When this happens, curiosity turns from a danger into an opportunity.
         Notice how curiosity works. When you pay attention to what you know, you begin
to realize what you don’t know. When you become aware of what you see, you begin to
discern what you don’t see. Only by carefully tracking the orbit of the planets did
Copernicus realize that the Earth was not the center of the solar system. Only when
scientists calculated the mass of the universe did they realize we don’t know where most
of it is. Only when you notice the strained look on someone’s face do you become aware
that you don’t know its cause. Curiosity is the discipline of caring enough to pay
attention and thereby learning enough to make wise decisions about how to respond.
         Allow me to take one final step and say how this kind of attentive curiosity can
become a spiritual discipline.
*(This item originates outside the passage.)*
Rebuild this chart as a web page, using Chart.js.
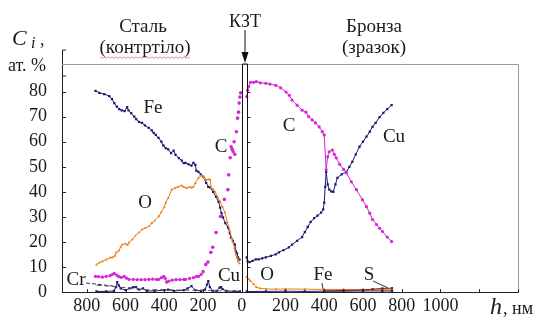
<!DOCTYPE html>
<html>
<head>
<meta charset="utf-8">
<script src="https://cdn.jsdelivr.net/npm/chart.js@4"></script>
<style>
  body { margin: 0; background: #fff; }
  canvas { display: block; }
  .fontwarm { position: absolute; left: 0; top: 400px; font-family: 'Liberation Serif'; }
</style>
</head>
<body>
<canvas id="profileChart" width="543" height="318"></canvas>
<div class="fontwarm">Сталь (контртіло) 800 <i>Ci h</i></div>
<script>
// depth h (nm), concentration C (at. %)
// steel side (counterbody)
const steelFe = [[755,80.3],[735,79.5],[710,79],[684,78.2],[670,77],[658,75.4],[645,74],[633,73],[620,72.5],[605,72.2],[592,73.8],[585,72.5],[571,71.4],[555,70],[545,69],[531,67.9],[515,67.5],[500,66.5],[480,65.5],[465,64.5],[455,63.5],[444,62.7],[430,61.5],[415,60],[405,58.5],[393,57.5],[380,57],[365,55.5],[352,56.5],[342,54.8],[325,53.5],[310,52.5],[300,51.5],[291,51.6],[275,51],[260,50.5],[250,51.6],[240,50.8],[235,48.5],[224,48],[212,47],[199,46],[184,43.6],[173,42],[163,41.7],[148,40],[133,38],[120,36],[112,33.7],[105,31.5],[97,29.8],[85,27.5],[71,25.8],[62,23.5],[56,21.8],[46,20.5],[36,19],[31,16.3],[25,15.5],[20,13.9],[12,13]];
const steelO = [[750,11],[735,11.8],[720,12.3],[700,13],[680,13.8],[668,13.9],[655,14.5],[648,15.9],[635,16.5],[625,18],[617,19],[600,19.3],[590,18.8],[582,19.8],[565,21],[550,22.5],[531,23.8],[515,25],[500,25.5],[480,26.2],[465,27.5],[450,28.5],[429,30.2],[415,32],[400,34],[393,35.7],[380,37.5],[362,40.9],[345,41.5],[330,42],[311,42.5],[300,42],[285,41.5],[270,42],[260,41.7],[250,42],[240,43.5],[224,45.6],[210,46.5],[199,46],[189,45],[184,44.8],[170,45],[163,44.8],[158,41.7],[148,41],[138,40],[125,38],[112,36.1],[100,34],[87,31.7],[75,28],[61,24.2],[52,21.5],[46,19.8],[38,17.5],[31,15.1],[25,13.8],[20,12.3],[12,11.5]];
const steelC = [[755,6.3],[740,6.2],[720,6],[700,6.3],[680,6.6],[668,7.1],[658,7.5],[645,6.8],[635,6.2],[622,5.9],[607,6.3],[595,5.6],[582,5.1],[560,5.1],[540,5],[520,5],[500,5],[480,5.1],[460,5.2],[440,5.1],[429,5.1],[415,5.8],[403,6.3],[395,5.5],[388,4],[378,4.4],[360,4.8],[340,5],[320,5],[300,5.1],[291,5.1],[270,5.5],[250,5.8],[235,6.3],[224,6.3],[210,7.1]];
const steelCRise = [[200,8.2],[186,11],[175,12],[160,15.9],[150,17.9],[133,23.8],[110,30.2],[90,37],[72,40.9],[68,46.8],[60,53.6],[55,58],[50,57],[45,56],[40,60],[36,55],[28,64],[22,69.4],[17,71.8],[14,75.4],[10,77.8],[6,79.5]];
const steelCu = [[750,0.3],[700,0.3],[660,0.5],[650,2],[643,4],[635,2.7],[625,1.5],[600,0.8],[580,1.5],[560,2],[546,2],[530,1],[510,1.5],[490,0.5],[450,0.5],[400,0.8],[380,1],[350,0.5],[300,0.8],[280,1.5],[260,2.4],[240,0.8],[210,0.5],[190,1],[180,3],[173,4.4],[165,2],[150,0.5],[130,0.5],[115,1.8],[107,2],[100,1.2],[80,0.5],[40,0.3],[10,0.3]];
const steelCr = [[750,2.8],[700,2.5],[650,2.2],[600,1.8],[550,1.2],[500,1],[400,1],[300,0.8],[200,0.8],[100,0.5],[10,0.5]];

// bronze side (sample)
const bronzeC = [[0,78],[5,80.5],[10,82],[20,83.7],[36,83.7],[50,84],[70,83.5],[99,83.3],[120,83],[150,82.5],[175,81.5],[203,79.8],[220,78.5],[234,76.6],[260,74.6],[286,72.6],[306,71.8],[320,70],[338,68.7],[355,67.5],[374,65.9],[390,64],[400,62.7],[410,48.8],[418,54],[426,56],[442,56.7],[452,55],[462,53.6],[480,51],[500,49],[514,47.6],[540,44],[566,40.9],[597,36.9],[618,34.1],[635,31.5],[649,29],[670,27],[686,25.5],[701,24.2],[725,22],[748,20.2]];
const bronzeCu = [[0,13.9],[5,12.3],[15,12],[30,12.5],[47,13.1],[62,13.1],[80,13.5],[99,13.9],[125,14.5],[150,15.1],[166,15.9],[190,16.8],[218,17.9],[234,19],[260,20.5],[286,22],[300,24],[315,26],[330,28],[348,29.5],[365,30.5],[384,31.7],[395,33],[400,35.7],[405,42],[410,48],[418,43],[426,40.9],[436,40.2],[447,40],[458,43],[468,45.6],[490,47],[514,48],[530,50],[545,52],[563,55],[582,58],[600,60],[618,62],[635,64],[649,65.9],[665,67.5],[686,69.8],[705,71.5],[725,73],[748,74.6]];
const bronzeO = [[0,6],[10,5.2],[20,4.4],[36,3.2],[50,2],[70,1.5],[100,1.3],[150,1.2],[200,1.3],[300,1.2],[400,1.1],[500,1.1],[600,1],[700,1],[750,1]];
const bronzeFe = [[0,0.3],[100,0.3],[200,0.4],[300,0.3],[400,0.4],[500,0.4],[600,0.5],[700,0.5],[750,0.5]];
const bronzeS = [[400,0.5],[500,0.7],[600,0.9],[650,1.2],[700,1.5],[750,1.6]];

const steelTicks = [800, 600, 400, 200, 0];
const bronzeTicks = [200, 400, 600, 800, 1000];
const bronzeMarks = [1200, 1400];
const yTicks = [0, 10, 20, 30, 40, 50, 60, 70, 80];

const GAP = 25; // width of the friction contact zone between the two sides
const SERIF = '"Liberation Serif"';
const NAVY = '#1b1b73';
const MAGENTA = '#d625d6';
const ORANGE = '#e8801c';

const steel = arr => arr.map(p => ({ x: -p[0], y: p[1] }));
const bronze = arr => arr.map(p => ({ x: p[0] + GAP, y: p[1] }));

function series(data, color, style, extra) {
    return Object.assign({
        data: data,
        borderColor: color,
        backgroundColor: color,
        borderWidth: 1,
        pointRadius: 1.6,
        pointStyle: style,
        pointBorderWidth: 0,
        tension: 0
    }, extra || {});
}

const decor = {
    id: 'decor',
    afterDraw(chart) {
        const c = chart.ctx;
        const a = chart.chartArea;
        const xs = chart.scales.x;
        const ys = chart.scales.y;
        c.save();

        // frame top / right
        c.strokeStyle = '#9a9a9a';
        c.lineWidth = 1;
        c.beginPath();
        c.moveTo(a.left, a.top + 0.5);
        c.lineTo(a.right + 0.5, a.top + 0.5);
        c.lineTo(a.right + 0.5, a.bottom);
        c.stroke();

        // y axis extends above frame
        c.strokeStyle = '#222';
        c.beginPath();
        c.moveTo(a.left + 0.5, a.top);
        c.lineTo(a.left + 0.5, a.top - 14);
        c.lineTo(a.left + 4, a.top - 14);
        c.moveTo(a.left + 0.5, a.top + 12);
        c.lineTo(a.left + 4, a.top + 12);
        c.stroke();

        // inward ticks on y axis
        const x0 = Math.round(xs.getPixelForValue(0)) + 0.5;
        const x1 = Math.round(xs.getPixelForValue(GAP)) + 0.5;
        c.beginPath();
        yTicks.forEach(v => {
            const py = Math.round(ys.getPixelForValue(v)) + 0.5;
            c.moveTo(a.left, py); c.lineTo(a.left + 4, py);
            c.moveTo(x1, py); c.lineTo(x1 + 3, py);
        });
        // inward ticks on x axis
        steelTicks.forEach(v => {
            const px = Math.round(xs.getPixelForValue(-v)) + 0.5;
            c.moveTo(px, a.bottom); c.lineTo(px, a.bottom - 3);
        });
        bronzeTicks.concat(bronzeMarks).forEach(v => {
            const px = Math.round(xs.getPixelForValue(v + GAP)) + 0.5;
            c.moveTo(px, a.bottom); c.lineTo(px, a.bottom - 3);
        });
        c.stroke();

        // contact zone double line
        c.strokeStyle = '#111';
        c.beginPath();
        c.moveTo(x0, a.bottom); c.lineTo(x0, a.top); c.lineTo(x1, a.top); c.lineTo(x1, a.bottom);
        c.stroke();

        // arrow from КЗТ
        const ax = (x0 + x1) / 2;
        c.fillStyle = '#111';
        c.beginPath();
        c.moveTo(ax, 30); c.lineTo(ax, a.top - 8);
        c.stroke();
        c.beginPath();
        c.moveTo(ax - 3.5, a.top - 12); c.lineTo(ax + 3.5, a.top - 12); c.lineTo(ax, a.top - 1);
        c.closePath();
        c.fill();

        // texts
        c.fillStyle = '#1a1a1a';
        c.textBaseline = 'alphabetic';
        c.textAlign = 'center';
        c.font = '19px ' + SERIF;
        c.fillText('Сталь', 143, 32);
        c.fillText('(контртіло)', 145, 53);
        c.fillText('Бронза', 374, 32);
        c.fillText('(зразок)', 374, 53);
        c.font = '18px ' + SERIF;
        c.fillText('КЗТ', ax, 27);

        // spellcheck squiggle under (контртіло)
        c.strokeStyle = 'rgba(220,60,60,0.55)';
        c.beginPath();
        for (let x = 100; x <= 190; x += 2) {
            const y = 57 + ((x / 2) % 2 === 0 ? 0 : 1.2);
            if (x === 100) c.moveTo(x, y); else c.lineTo(x, y);
        }
        c.stroke();

        c.textAlign = 'left';
        c.font = 'italic 22px ' + SERIF;
        c.fillText('C', 12, 45);
        c.font = 'italic 16px ' + SERIF;
        c.fillText('i', 31, 48);
        c.font = '18px ' + SERIF;
        c.fillText(',', 40, 45);
        c.fillText('ат. %', 8, 71);

        c.font = 'italic 24px ' + SERIF;
        c.fillText('h', 490, 314);
        c.font = '18px ' + SERIF;
        c.fillText(', нм', 503, 314);

        // series names
        c.textAlign = 'center';
        c.textBaseline = 'middle';
        c.font = '19px ' + SERIF;
        [['Fe', 153, 108], ['C', 221, 147], ['O', 145, 203], ['Cr', 76, 280], ['Cu', 229, 276],
         ['C', 289, 126], ['Cu', 394, 137], ['O', 267, 275], ['Fe', 323, 275], ['S', 369, 275]]
            .forEach(t => c.fillText(t[0], t[1], t[2]));

        // leader lines
        c.strokeStyle = '#333';
        c.beginPath();
        c.moveTo(322, 283); c.lineTo(323, 289);
        c.moveTo(373, 281); c.lineTo(388, 288);
        c.stroke();
        c.setLineDash([4, 2]);
        c.beginPath();
        c.moveTo(86, 283); c.lineTo(113, 286);
        c.stroke();
        c.restore();
    }
};

function build() {
    const ctx = document.getElementById('profileChart').getContext('2d');
    return new Chart(ctx, {
        type: 'line',
        data: {
            datasets: [
                series(steel(steelCr), '#555', false, { pointRadius: 0, borderDash: [5, 3] }),
                series(steel(steelCu), NAVY, 'rect'),
                series(steel(steelC), MAGENTA, 'circle', { borderDash: [3, 1] }),
                series(steel(steelCRise), MAGENTA, 'circle', { showLine: false, pointRadius: 1.8 }),
                series(steel(steelO), ORANGE, 'triangle'),
                series(steel(steelFe), NAVY, 'rect'),
                series(bronze(bronzeFe), NAVY, 'rect'),
                series(bronze(bronzeS), '#8b1e05', 'rect'),
                series(bronze(bronzeO), ORANGE, 'triangle'),
                series(bronze(bronzeC), MAGENTA, 'circle'),
                series(bronze(bronzeCu), NAVY, 'rect')
            ]
        },
        options: {
            responsive: false,
            animation: false,
            devicePixelRatio: 1,
            layout: { padding: { top: 64, right: 25, left: 0, bottom: 0 } },
            plugins: {
                legend: { display: false },
                tooltip: { enabled: false }
            },
            scales: {
                x: {
                    type: 'linear',
                    min: -928,
                    max: 1400 + GAP,
                    grid: { display: false, drawTicks: false },
                    border: { color: '#222', width: 1 },
                    afterBuildTicks: scale => {
                        scale.ticks = steelTicks.map(v => ({ value: -v }))
                            .concat(bronzeTicks.map(v => ({ value: v + GAP })));
                    },
                    afterFit: scale => { scale.height = 25; },
                    ticks: {
                        autoSkip: false,
                        maxRotation: 0,
                        padding: 3,
                        color: '#1a1a1a',
                        font: { family: SERIF, size: 18 },
                        callback: v => String(v < 0 ? -v : (v === 0 ? 0 : v - GAP))
                    }
                },
                y: {
                    min: 0,
                    max: 91,
                    grid: { display: false, drawTicks: false },
                    border: { color: '#222', width: 1 },
                    afterBuildTicks: scale => {
                        scale.ticks = yTicks.map(v => ({ value: v }));
                    },
                    afterFit: scale => { scale.width = 62; },
                    ticks: {
                        padding: 15,
                        color: '#1a1a1a',
                        font: { family: SERIF, size: 18 }
                    }
                }
            }
        },
        plugins: [decor]
    });
}

let chart;
document.fonts.load('19px "Liberation Serif"').then(() => {
    chart = build();
}).catch(() => {
    chart = build();
});
</script>
</body>
</html>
As you carefully pay attention, what does your curiosity
motivate you to look for and prepare you to see? In its highest form, curiosity invites us
to see the presence of the divine in the people and world around us.
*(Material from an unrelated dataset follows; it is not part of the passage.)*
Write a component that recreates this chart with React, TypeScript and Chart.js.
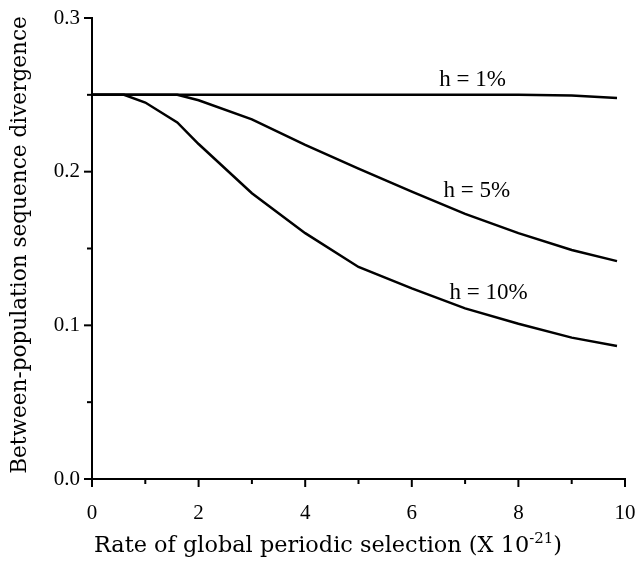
import React, { useEffect, useRef } from "react";
import { Chart, registerables } from "chart.js";

Chart.register(...registerables);

// ---- data ----
const X_VALUES = [0, 0.6, 1, 1.6, 2, 3, 4, 5, 6, 7, 8, 9, 9.85];
const H1 = [0.25, 0.25, 0.25, 0.25, 0.25, 0.25, 0.25, 0.25, 0.25, 0.25, 0.25, 0.2495, 0.248];
const H5 = [0.25, 0.25, 0.25, 0.25, 0.2465, 0.234, 0.2175, 0.202, 0.187, 0.1725, 0.16, 0.149, 0.1418];
const H10 = [0.25, 0.25, 0.245, 0.232, 0.218, 0.186, 0.16, 0.138, 0.124, 0.111, 0.101, 0.092, 0.0865];
const SERIES_NAMES = ["h = 1%", "h = 5%", "h = 10%"];
const LABEL_X = [7.14, 7.22, 7.44];
const LABEL_Y = [0.2596, 0.1874, 0.121];
const X_TICKS = [0, 1, 2, 3, 4, 5, 6, 7, 8, 9, 10];
const Y_TICKS = [0, 0.05, 0.1, 0.15, 0.2, 0.25, 0.3];
const X_TITLE = "Rate of global periodic selection (X 10";
const X_TITLE_SUP = "-21";
const X_TITLE_END = ")";
const Y_TITLE = "Between-population sequence divergence";

const FONT = "'Liberation Serif', 'Times New Roman', serif";
const TITLE_FONT = "'DejaVu Serif', serif";

const decorPlugin = {
  id: "decor",
  afterDraw(chart: any) {
    const ctx = chart.ctx;
    const xs = chart.scales.x;
    const ys = chart.scales.y;
    const area = chart.chartArea;
    ctx.save();
    ctx.strokeStyle = "#000";
    ctx.lineWidth = 2;
    // x ticks
    X_TICKS.forEach((v) => {
      const px = xs.getPixelForValue(v);
      const len = v % 2 === 0 ? 8 : 5;
      ctx.beginPath();
      ctx.moveTo(px, area.bottom);
      ctx.lineTo(px, area.bottom + len);
      ctx.stroke();
    });
    // y ticks
    Y_TICKS.forEach((v, i) => {
      const py = ys.getPixelForValue(v);
      const len = i % 2 === 0 ? 8 : 5;
      ctx.beginPath();
      ctx.moveTo(area.left, py);
      ctx.lineTo(area.left - len, py);
      ctx.stroke();
    });
    // series labels
    ctx.fillStyle = "#000";
    ctx.font = `23px ${FONT}`;
    ctx.textAlign = "center";
    ctx.textBaseline = "middle";
    SERIES_NAMES.forEach((name, i) => {
      ctx.fillText(name, xs.getPixelForValue(LABEL_X[i]), ys.getPixelForValue(LABEL_Y[i]));
    });
    // x title with superscript
    const mainFont = `22.4px ${TITLE_FONT}`;
    const supFont = `15px ${TITLE_FONT}`;
    ctx.font = mainFont;
    const w1 = ctx.measureText(X_TITLE).width;
    const w3 = ctx.measureText(X_TITLE_END).width;
    ctx.font = supFont;
    const w2 = ctx.measureText(X_TITLE_SUP).width;
    const total = w1 + w2 + w3;
    const cx = 328;
    const baseY = 552;
    const x0 = cx - total / 2;
    ctx.textAlign = "left";
    ctx.textBaseline = "alphabetic";
    ctx.font = mainFont;
    ctx.fillText(X_TITLE, x0, baseY);
    ctx.font = supFont;
    ctx.fillText(X_TITLE_SUP, x0 + w1, baseY - 9);
    ctx.font = mainFont;
    ctx.fillText(X_TITLE_END, x0 + w1 + w2, baseY);
    // y title
    ctx.save();
    ctx.translate(26, 245);
    ctx.rotate(-Math.PI / 2);
    ctx.textAlign = "center";
    ctx.textBaseline = "alphabetic";
    ctx.font = `21.6px ${TITLE_FONT}`;
    ctx.fillText(Y_TITLE, 0, 0);
    ctx.restore();
    ctx.restore();
  },
};

export default function App() {
  const ref = useRef<HTMLCanvasElement>(null);
  useEffect(() => {
    if (!ref.current) return;
    const mk = (ys: number[]) => X_VALUES.map((x, i) => ({ x, y: ys[i] }));
    const lineStyle = {
      borderColor: "#000",
      borderWidth: 2.5,
      pointRadius: 0,
      fill: false,
      tension: 0,
    };
    const hiddenGrid = (len: number) => ({
      display: true,
      drawOnChartArea: false,
      drawTicks: true,
      tickLength: len,
      color: "rgba(0,0,0,0)",
      tickColor: "rgba(0,0,0,0)",
    });
    const chart = new Chart(ref.current, {
      type: "line",
      data: {
        datasets: [
          { label: SERIES_NAMES[0], data: mk(H1), ...lineStyle },
          { label: SERIES_NAMES[1], data: mk(H5), ...lineStyle },
          { label: SERIES_NAMES[2], data: mk(H10), ...lineStyle },
        ],
      },
      options: {
        animation: false,
        responsive: false,
        devicePixelRatio: 1,
        layout: { padding: { top: 18, right: 12, left: 0, bottom: 0 } },
        plugins: { legend: { display: false }, tooltip: { enabled: false } },
        scales: {
          x: {
            type: "linear",
            min: 0,
            max: 10,
            grid: hiddenGrid(22),
            border: { display: true, color: "#000", width: 2 },
            ticks: {
              stepSize: 2,
              maxRotation: 0,
              padding: 0,
              color: "#000",
              font: { family: FONT, size: 21 },
            },
            afterFit: (s: any) => {
              s.height = 86;
            },
          },
          y: {
            type: "linear",
            min: 0,
            max: 0.3,
            grid: hiddenGrid(12),
            border: { display: true, color: "#000", width: 2 },
            ticks: {
              stepSize: 0.1,
              padding: 0,
              color: "#000",
              font: { family: FONT, size: 21 },
              callback: (v: any) => Number(v).toFixed(1),
            },
            afterFit: (s: any) => {
              s.width = 92;
            },
          },
        },
      },
      plugins: [decorPlugin],
    });
    return () => chart.destroy();
  }, []);
  return (
    <div style={{ position: "absolute", left: 0, top: 0, width: 637, height: 565, background: "#fff" }}>
      <canvas ref={ref} width={637} height={565} />
    </div>
  );
}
         Near the end of Walt Whitman’s poem “Song of Myself,” we find a passage in
which Whitman rejects the idea that God is a separate object of our attention, like an
apple or a tree. Rather, Whitman suggests, we experience God through our experience of
everything else. He writes:

       And I say to [hu]mankind, Be not curious about God,
       For I who am curious about each am not curious about God…
       I hear and behold God in every object, yet understand God not in the least…
       Why should I wish to see God better than this day?
       I see something of God each hour of the twenty-four, and each moment then,
       In the faces of men and women I see God, and in my own face in the glass,
       I find letters from God dropt in the street, and every one is sign'd by God's

        I hear and behold God in every object, Whitman says, in each hour and each
moment, in the faces of men and women, and in my face. What exactly do we see when
we see God in this moment or this day, in the face of someone we meet or in our own
reflection? What is the signature of the divine?
         In my way of thinking, the idea of God names our conviction that the past has a
refuge and the future has a source. We know that atoms are never lost in physical
reactions. In the same way, we have abiding faith that no experience, no matter how
painful or lonely, will ever be lost or eternally forgotten. We also know that possibilities
must come from somewhere. We have faith that the future can unfold in a purposive

and meaningful way, even though it sometimes doesn’t. God is the name we give to our
confidence that the past has a refuge and the future has a source.
        Curiosity becomes a spiritual discipline when we see the divine in other people.
When our attention is careful enough, we bear witness to their past and help them
realize their potential. We become the presence of the divine when people feel, because
of our presence, that their past is safe and their future is possible. Their past may be
filled with pain and their future shrouded in doubt. No matter: we mediate the presence
of the divine when we bring comfort and hope.
        When we invoke the idea of God, we name our conviction that the past has a
refuge and the future has a source. To say that we are the presence of the divine in this
world is not a metaphor. We are the presence of the divine.
        Curious monkeys may end up in zoos, but curious people end up in something
like heaven. They turn danger into opportunity. In a world filled with pain, they create a
place of refuge and a source of hope. They discover the road to wisdom.
        Amen. I love you. And may God bless us all.